- _Problem requirements_
For the entries below, copy exactly the line that contains "Convert this diagram to TikZ code." through the line that contains "(Dv) at (504,600)", both ends included, and exclude all pictures.

- _Information given_
┌────────

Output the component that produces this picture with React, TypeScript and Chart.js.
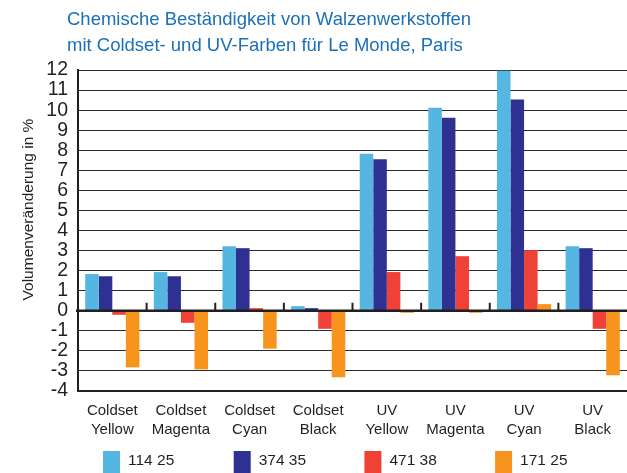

└────────
┌────────

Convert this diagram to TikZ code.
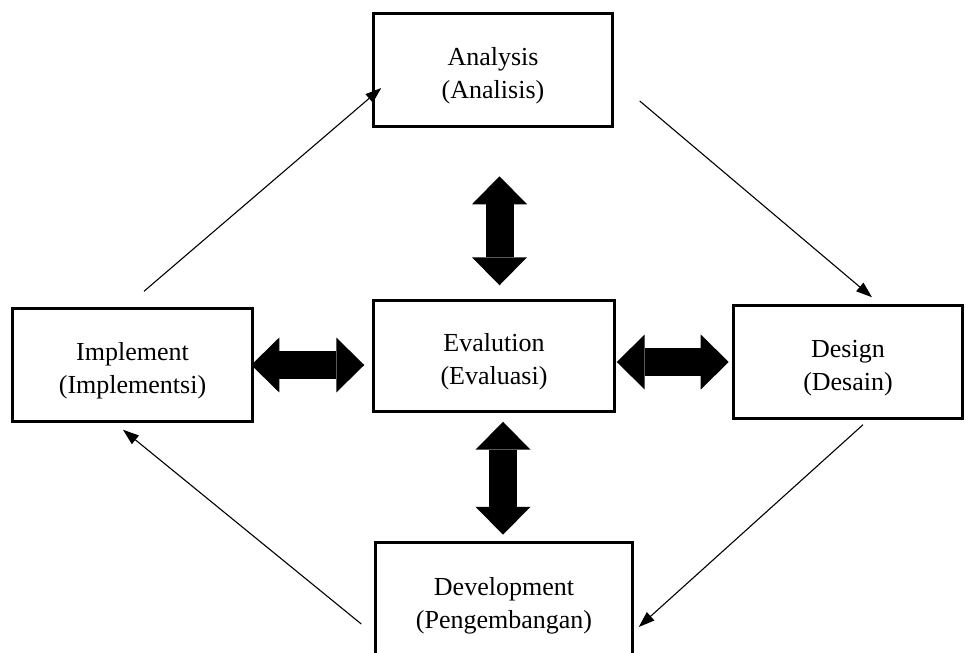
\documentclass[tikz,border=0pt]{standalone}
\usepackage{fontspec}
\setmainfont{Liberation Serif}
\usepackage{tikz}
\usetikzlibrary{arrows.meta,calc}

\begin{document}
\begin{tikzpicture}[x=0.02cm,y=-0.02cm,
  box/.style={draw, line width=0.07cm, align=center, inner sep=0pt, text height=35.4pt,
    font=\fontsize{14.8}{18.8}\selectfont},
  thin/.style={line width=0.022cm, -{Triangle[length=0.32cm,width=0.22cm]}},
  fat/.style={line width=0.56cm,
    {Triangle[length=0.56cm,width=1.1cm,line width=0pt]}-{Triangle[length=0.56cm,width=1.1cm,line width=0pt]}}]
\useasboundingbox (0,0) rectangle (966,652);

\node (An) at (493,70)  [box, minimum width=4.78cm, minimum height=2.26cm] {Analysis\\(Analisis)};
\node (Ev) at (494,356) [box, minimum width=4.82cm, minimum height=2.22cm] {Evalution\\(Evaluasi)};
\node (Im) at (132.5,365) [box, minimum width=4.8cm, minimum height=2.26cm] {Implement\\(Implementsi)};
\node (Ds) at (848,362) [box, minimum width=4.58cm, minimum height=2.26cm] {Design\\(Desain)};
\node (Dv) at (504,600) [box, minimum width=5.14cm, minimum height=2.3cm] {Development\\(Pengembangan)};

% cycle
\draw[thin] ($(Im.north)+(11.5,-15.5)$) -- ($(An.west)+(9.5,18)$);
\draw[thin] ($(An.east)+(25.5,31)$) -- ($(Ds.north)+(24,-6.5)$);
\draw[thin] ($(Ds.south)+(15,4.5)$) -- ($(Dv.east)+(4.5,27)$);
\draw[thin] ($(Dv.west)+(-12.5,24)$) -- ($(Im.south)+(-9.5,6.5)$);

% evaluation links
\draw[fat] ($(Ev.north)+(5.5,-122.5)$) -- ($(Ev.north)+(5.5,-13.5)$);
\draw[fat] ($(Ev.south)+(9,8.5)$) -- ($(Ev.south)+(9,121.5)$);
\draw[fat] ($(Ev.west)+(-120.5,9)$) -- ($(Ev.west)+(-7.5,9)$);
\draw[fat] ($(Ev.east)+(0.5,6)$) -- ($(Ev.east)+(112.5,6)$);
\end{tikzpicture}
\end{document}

└────────

- _Full response_
Convert this diagram to TikZ code.
\documentclass[tikz,border=0pt]{standalone}
\usepackage{fontspec}
\setmainfont{Liberation Serif}
\usepackage{tikz}
\usetikzlibrary{arrows.meta,calc}

\begin{document}
\begin{tikzpicture}[x=0.02cm,y=-0.02cm,
  box/.style={draw, line width=0.07cm, align=center, inner sep=0pt, text height=35.4pt,
    font=\fontsize{14.8}{18.8}\selectfont},
  thin/.style={line width=0.022cm, -{Triangle[length=0.32cm,width=0.22cm]}},
  fat/.style={line width=0.56cm,
    {Triangle[length=0.56cm,width=1.1cm,line width=0pt]}-{Triangle[length=0.56cm,width=1.1cm,line width=0pt]}}]
\useasboundingbox (0,0) rectangle (966,652);

\node (An) at (493,70)  [box, minimum width=4.78cm, minimum height=2.26cm] {Analysis\\(Analisis)};
\node (Ev) at (494,356) [box, minimum width=4.82cm, minimum height=2.22cm] {Evalution\\(Evaluasi)};
\node (Im) at (132.5,365) [box, minimum width=4.8cm, minimum height=2.26cm] {Implement\\(Implementsi)};
\node (Ds) at (848,362) [box, minimum width=4.58cm, minimum height=2.26cm] {Design\\(Desain)};
\node (Dv) at (504,600) [box, minimum width=5.14cm, minimum height=2.3cm] {Development\\(Pengembangan)};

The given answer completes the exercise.